Last year alone, the BCA says stolen vehicles accounted for more than $96 million in lost property value. While nearly half of that value was recovered, only 1,153 of the thefts resulted in arrests, including 155 solely responsible juveniles.
The report also includes data on the number of use-of-force incidents where an officer fired their weapon (down from 25 in 2021 to 18 last year), the number of traffic pursuits (2,768) and law enforcement staffing levels, which increased slightly last year for both police departments and sheriff’s offices.

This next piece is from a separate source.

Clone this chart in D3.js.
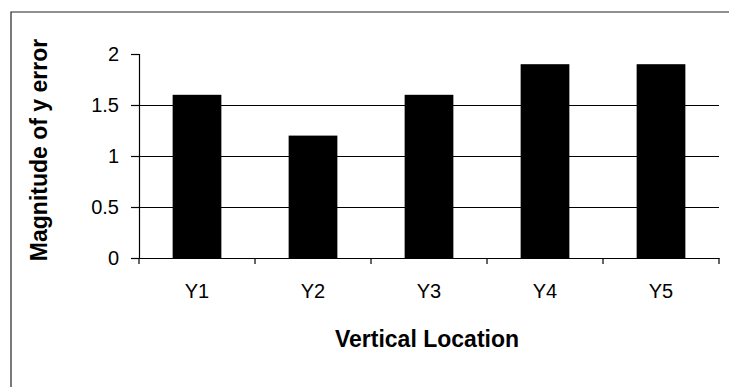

To see the full report, click here.
Sen. Warren Limmer (R-Maple Grove), the lead Republican on the Senate Judiciary and Public Safety Committee, released the following statement:
“Let’s not get too comfy, too fast with a one-year decrease in violent crime. Just this year, police reports have revealed car thefts more than doubled in the city of Minneapolis. The report shows aggravated assaults increased by 55%, car theft by 66% and murders by 75% since 2018.
“Many judges and prosecutors are not holding criminals accountable for the crimes they have committed against our innocent citizens. Additionally, recent legislative changes did nothing to help our law enforcement with their efforts to keep citizens safe. Rather than give law enforcement the tools and support they need to do their jobs, Democrats passed a ‘Get out of Jail Free’ public safety bill that puts more criminals back on the street with a shorter prison time.”
Sen. Ron Latz (DFL-St. Louis Park), chairman of the Senate Judiciary and Public Safety Committee, released the following statement:
“An 8.6% decrease in the rate of violent crime is good news for our state. I’m optimistic this trend continues following our investments in areas of public safety that target the root causes of crime and that provide our partners in law enforcement with the tools they need to succeed. Every Minnesotan deserves to feel safe in their communities, and we will continue to work towards that goal and build on this success.”